You made my question relevant by calling my post BS. That's fine if you disagree. But I want to know why you think my advice is bad. Why should he not go to therapy? And why it is a bad thing of me telling him he should he not deadlift or squat on an ankle that is currently having mobility issues. I actually said something similar as his doctor. His doctor said not to deadlift. I explained why you might not want to deadlift with a bad ankle.
 
You made my question relevant by calling my post BS. That's fine if you disagree. But I want to know why you think my advice is bad. Why should he not go to therapy? And why it is a bad thing of me telling him he should he not deadlift or squat on an ankle that is currently having mobility issues. I actually said something similar as his doctor. His doctor said not to deadlift. I explained why you might not want to deadlift with a bad ankle.

Your offer of advice is misplaced. Let's say it was the perfect advice: it's still bad, because it's mixed in with other shitty advice from every yokel who wants to see their opinion on the page. Your gem is lost in a sea of internet opinion.

However, like I said, you don't know the TS, his doctor, or the extent or nature of his injury. So your advice pure sucks based on that.

Now you're hoping to salvage something by asking if your advice would be good in other circumstances or something? Who cares? If you need validation so bad, then yes, under other circumstances, like if you knew the TS, his doctor, and the extent and nature of his injury, yes, your advice might be helpful. But you do not.

That's why the rules for this subforum say "no injury threads"

And frankly, if you can't understand or won't abide by the forum rules, why should anyone trust your advice? You're obviously either ignorant or willingly defiant, neither of which make for sound advice to follow, in general.

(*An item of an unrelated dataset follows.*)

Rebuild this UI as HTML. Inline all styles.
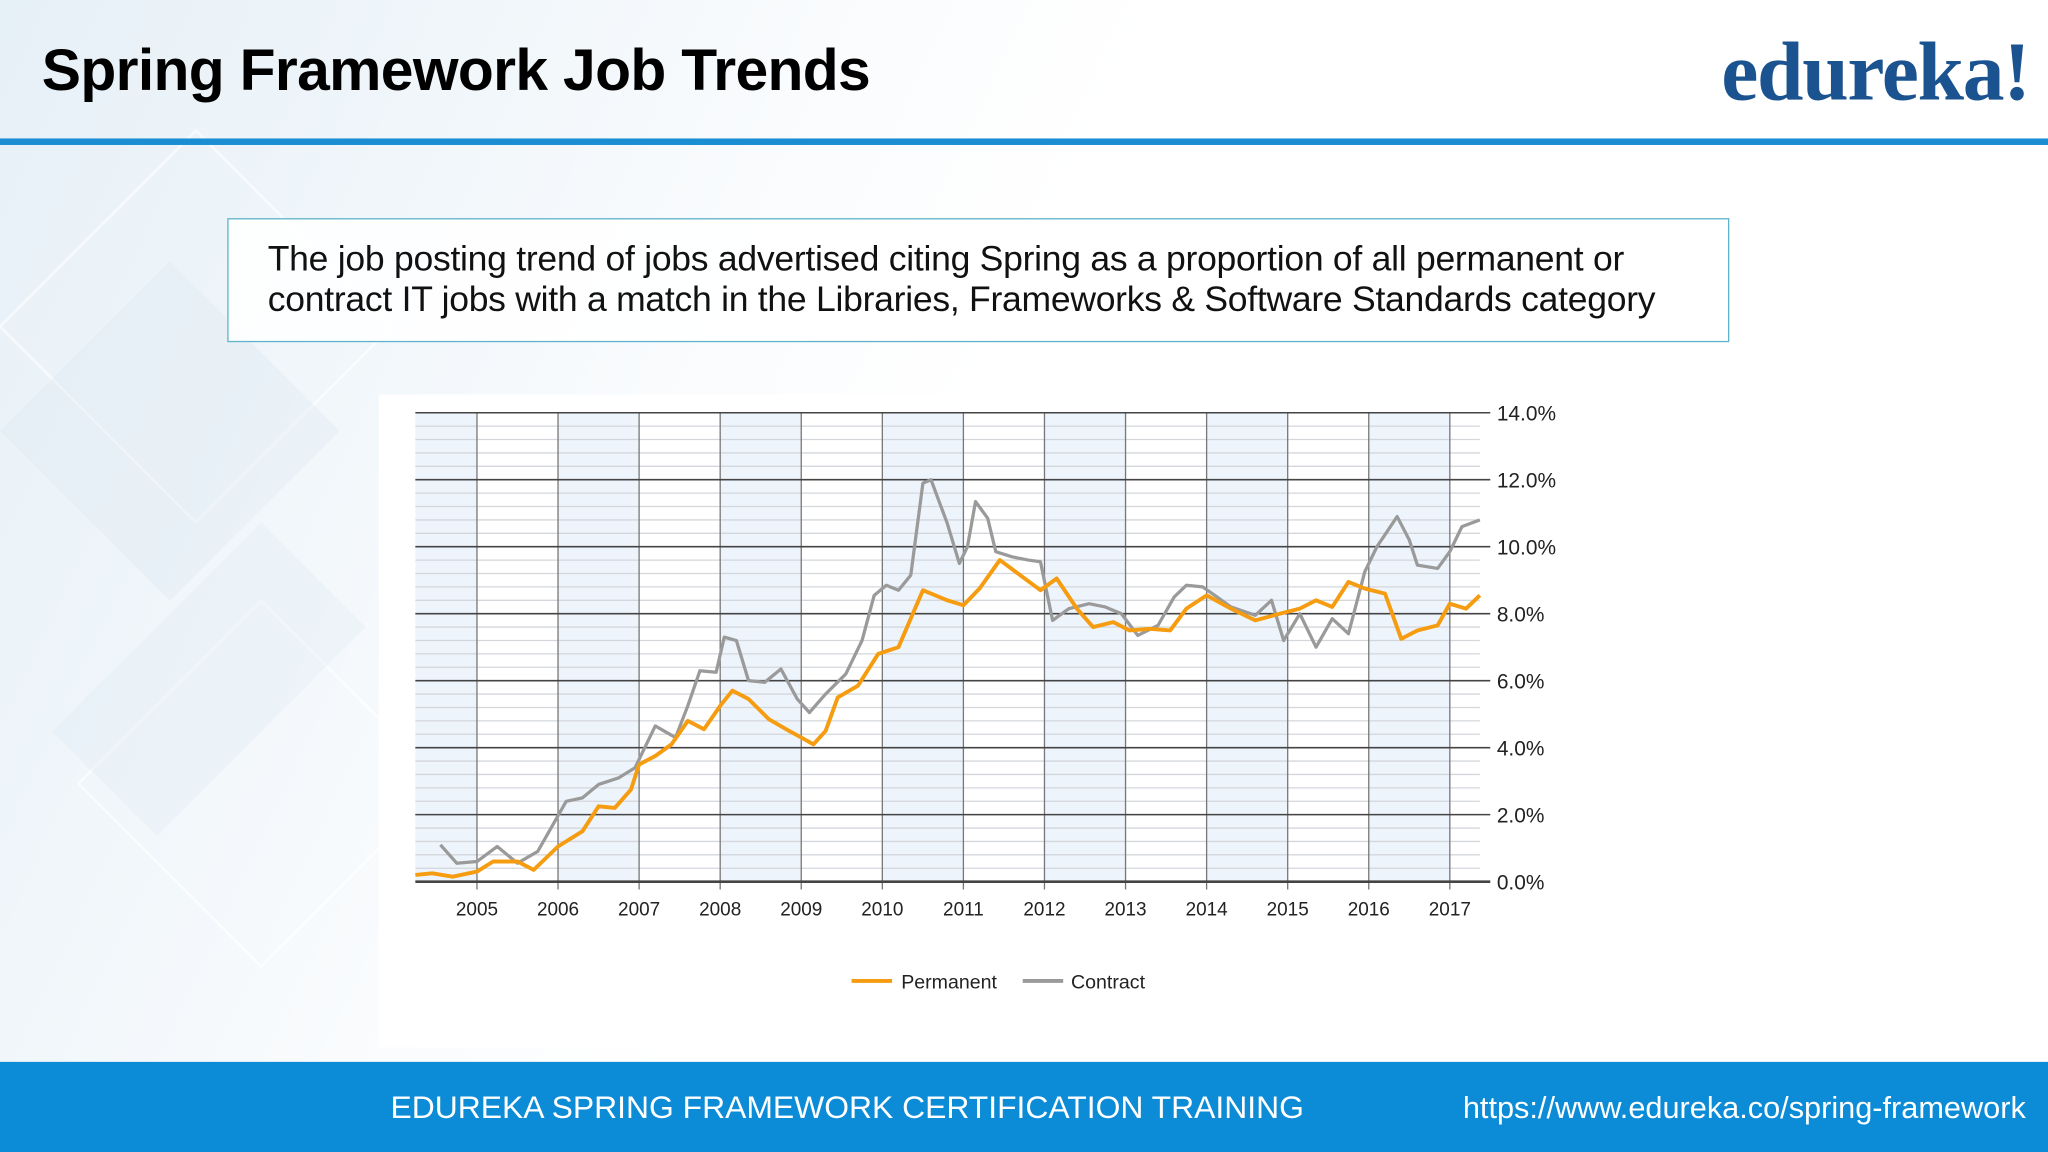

Why not just abide by the forum rules? When someone posts a medical question, just tell them to ask their doctor and let that be the end of it. Or hey! Go post medical advice in a medical advice forum where it's appropriate, if you just can't contain yourself.
 
Your offer of advice is misplaced. Let's say it was the perfect advice: it's still bad, because it's mixed in with other shitty advice from every yokel who wants to see their opinion on the page



Irony in that last sentence. Start a blog, dude. It's a great outlet for the self important.
 
I guess you've changed your mind since the tennis elbow thread. That's good.

You mean the one where I told the TS to rest his elbow? That was such controversial injury advice. It's the same advice I'd give the TS here except that he's already seen a doctor who has told him to rest his ankle.
 
Total BS.

TS you do what you want, it's your body. If you want to deadlift, by all means, deadlift. How much does your doctor deadlift? Like, 135 maybe? He's not going to understand your lifting at all, and of course he's just going to tell you not to do anything, as if that's going to help. Inactivity will just make you weak.

You came to the right place, man. The Strength and Conditioning and Medical Advice forum is here to help.

wow. that's an incredibly dangerous troll to make.

TS should follow the forum guidelines and not ask for medical advice from random people on the internet. If you don't like your doctor's advice, get a second opinion from another doctor.